# what about direct to substrate printers?(3D objects)



## n66x (May 22, 2009)

*what about direct to substrate printers?(real objects)*

I apologize if this is in the wrong category but I couldn't find a more appropriate category...

I was wondering what are the options out there for direct to substrate printers that work for various differently shaped small objects..
I've read about LOGOJET but it seems that the software is a little "cheap looking" and the printers do not seem to print the color white...
LogoJet, Add personalization to any product with Inkjet ball printing system
LogoJet

I'm looking for something that prints white and might have a scanning option so you can be sure of exactly the position and measurements the digital media will be printed onto the surface...
I'm more interested in small machines for small objects in the size of a normal printer but can be bigger...

I need to print onto squeezable vinyl round surfaced object and I'm afraid any of the heat transfer techniques might damage this particular surface so I"m looking for other options...

any feedback would be appreciated,
thank you,


----------



## casperboy77 (May 20, 2009)

I know this topic is a little old... 



> and the printers do not seem to print the color white...


I have yet to see a direct to substrate printer that prints white ink. 



> I need to print onto squeezable vinyl round surfaced object and I'm afraid any of the heat transfer techniques might damage this particular surface so I"m looking for other options...


If you mean like stress balls and such but with white ink then you might want to look into a pad printer.



> I was wondering what are the options out there for direct to substrate printers that work for various differently shaped small objects..


LogoJet (www.logojet.com) 
DirectJet (www.directcolorsystems.com)
PromoJet (www.inkcups.com)
HiCDD 3D Printer (www.hicdd.com)

Just a note: We actually have a direct to substrate printer and it is absolutely phenomenal! You can tend to think of the ink kind of like a machine printing with a Sharpie marker.

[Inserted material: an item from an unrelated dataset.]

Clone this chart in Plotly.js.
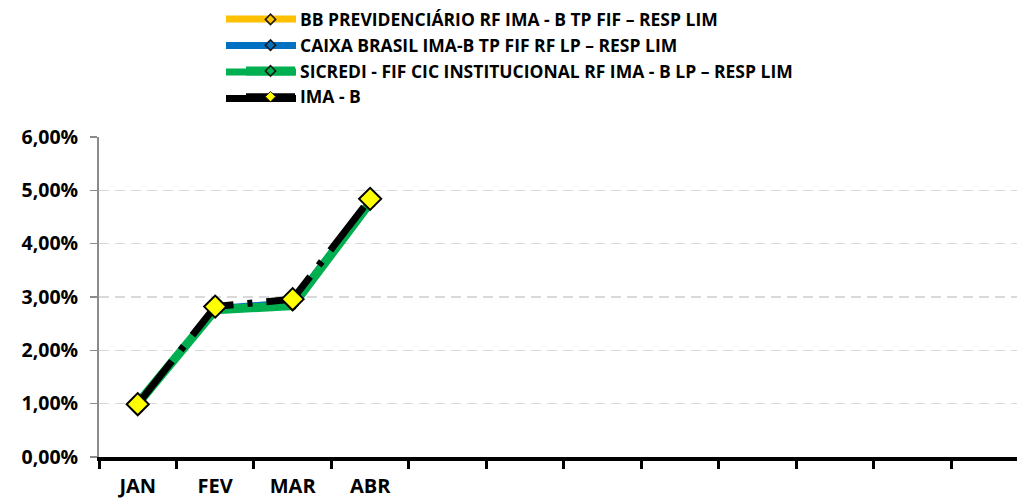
<!DOCTYPE html>
<html>
<head>
<meta charset="utf-8">
<script src="https://cdn.plot.ly/plotly-3.0.1.min.js"></script>
<style>
  html, body { margin: 0; padding: 0; background: #ffffff; }
  #chart { width: 1017px; height: 501px; }
</style>
</head>
<body>
<div id="chart"></div>
<script>
// ---- data (percent units) ----
const months = ['JAN','FEV','MAR','ABR','MAI','JUN','JUL','AGO','SET','OUT','NOV','DEZ'];
const monthLabels = ['JAN','FEV','MAR','ABR','','','','','','','',''];
const dataMonths = ['JAN','FEV','MAR','ABR'];
const seriesNames = [
  'BB PREVIDENCIÁRIO RF IMA - B TP FIF – RESP LIM',
  'CAIXA BRASIL IMA-B TP FIF RF LP – RESP LIM',
  'SICREDI - FIF CIC INSTITUCIONAL RF IMA - B LP – RESP LIM',
  'IMA - B'
];
const seriesColors = ['#FFC000', '#0070C0', '#00B050', '#000000'];
const bbValues      = [1.00, 2.79, 2.89, 4.80];
const caixaValues   = [1.00, 2.80, 2.91, 4.82];
const sicrediValues = [1.00, 2.76, 2.84, 4.77];
const imabValues    = [0.99, 2.82, 2.96, 4.84];
const yTicks = [0, 1, 2, 3, 4, 5, 6];
const yTickLabels = ['0,00%', '1,00%', '2,00%', '3,00%', '4,00%', '5,00%', '6,00%'];

const FONT = '"Open Sans", "Noto Sans", Arial, sans-serif';

// geometry helpers (pixels -> paper) for the legend line extensions
const W = 1017, H = 501, ML = 99, MR = 0, MT = 137, MB = 44;
const PW = W - ML - MR, PH = H - MT - MB;
const px2x = p => (p - ML) / PW;
const px2y = p => (H - MB - p) / PH;
const legendRowY = [19, 45.5, 72, 98.5];

function lineTrace(name, y, color, width, group, mcolor, msize, dash, showleg) {
  return {
    type: 'scatter', mode: 'lines+markers', name: name, x: dataMonths, y: y,
    legendgroup: group, showlegend: showleg,
    line: {color: color, width: width, dash: dash || 'solid'},
    marker: {symbol: 'diamond', size: msize, color: mcolor,
             line: {color: msize > 12 ? '#000000' : '#1a1a1a', width: msize > 12 ? 2 : 1.5}}
  };
}

const traces = [
  lineTrace(seriesNames[0], bbValues, seriesColors[0], 5, 'g1', '#FFC000', 8, null, true),
  lineTrace(seriesNames[1], caixaValues, seriesColors[1], 5, 'g2', '#0070C0', 8, null, true),
  lineTrace(seriesNames[2], sicrediValues, seriesColors[2], 9, 'g3', '#00B050', 8, null, true),
  lineTrace(seriesNames[3], imabValues, seriesColors[3], 7, 'g4', '#FFFF00', 17, '55px,14px,5px,14px', false),
  // legend entry for IMA - B (solid line, small marker as in the reference legend)
  {
    type: 'scatter', mode: 'lines+markers', name: seriesNames[3], x: [null], y: [null],
    legendgroup: 'g4', showlegend: true,
    line: {color: '#000000', width: 7},
    marker: {symbol: 'diamond', size: 8, color: '#FFFF00', line: {color: '#1a1a1a', width: 1}}
  }
];

const legendLineShapes = seriesColors.map((c, i) => ({
  type: 'line', xref: 'paper', yref: 'paper', layer: 'below',
  x0: px2x(226), x1: px2x(296), y0: px2y(legendRowY[i]), y1: px2y(legendRowY[i]),
  line: {color: c, width: 7}
}));

const layout = {
  width: W, height: H,
  margin: {l: ML, r: MR, t: MT, b: MB, pad: 0},
  paper_bgcolor: '#ffffff', plot_bgcolor: '#ffffff',
  separators: ',.',
  font: {family: FONT, color: '#000000'},
  showlegend: true,
  legend: {
    x: px2x(241), y: px2y(1.5), xanchor: 'left', yanchor: 'top',
    font: {family: FONT, size: 17.5, color: '#000000', weight: 'bold'},
    tracegroupgap: 9, traceorder: 'normal', bgcolor: 'rgba(0,0,0,0)',
    itemsizing: 'trace', itemwidth: 49
  },
  shapes: legendLineShapes,
  xaxis: {
    type: 'category', categoryorder: 'array', categoryarray: months,
    range: [-0.5, 11.35], fixedrange: true,
    tickmode: 'array', tickvals: months, ticktext: monthLabels,
    tickson: 'boundaries', ticks: 'outside', ticklen: 8, tickwidth: 3, tickcolor: '#000000',
    showline: true, linecolor: '#000000', linewidth: 4,
    showgrid: false, zeroline: false,
    ticklabelstandoff: 8,
    tickfont: {family: FONT, size: 20, color: '#000000', weight: 'bold'}
  },
  yaxis: {
    range: [0, 6], fixedrange: true,
    tickmode: 'array', tickvals: yTicks, ticktext: yTickLabels,
    ticks: 'outside', ticklen: 7, tickwidth: 1.5, tickcolor: '#8c8c8c',
    showline: true, linecolor: '#8c8c8c', linewidth: 2,
    showgrid: true, gridcolor: '#d9d9d9', gridwidth: 1.5, griddash: '10px,6px',
    zeroline: false,
    ticklabelstandoff: 8,
    tickfont: {family: FONT, size: 19.5, color: '#000000', weight: 'bold'}
  }
};

Plotly.newPlot('chart', traces, layout, {displayModeBar: false, staticPlot: true});
</script>
</body>
</html>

Good Luck, if you haven't already found your answer.


----------



## moosevalley (Jan 5, 2011)

I bought a logojet and im not happy with it at all. Had nothing but problems from the day I got it.


----------



## mbrowniehoo (Mar 30, 2016)

Absolutely the worst product I've ever purchased. Stay away from Logojet. 1 1/2 years of absolute problems.


----------



## moosevalley (Jan 5, 2011)

what printer did you have? what problems?


----------



## MikeMikelson (Mar 13, 2017)

Stay away from Logojet. We have had a Logojet UV2400 over 2 years now and it is the worst printer. If it works, it is good, but it seems like something goes wrong every other week and you constantly need repair and parts. If you don't use the printer for 3 days, the ink dries up in tubes and destroys your head, so every Friday or if you know it won't be used for a few days you have to push the ink back. Parts are expensive and need to be changed regularly.


----------



## moosevalley (Jan 5, 2011)

I have had several people contact me that have bought logojet printers wanting to share stories, All same the same thing have had nothing but issues with them. I should have known since most of the videos on their youtube page are on how to repair the machines. It was a $10,000 lesson learned.


----------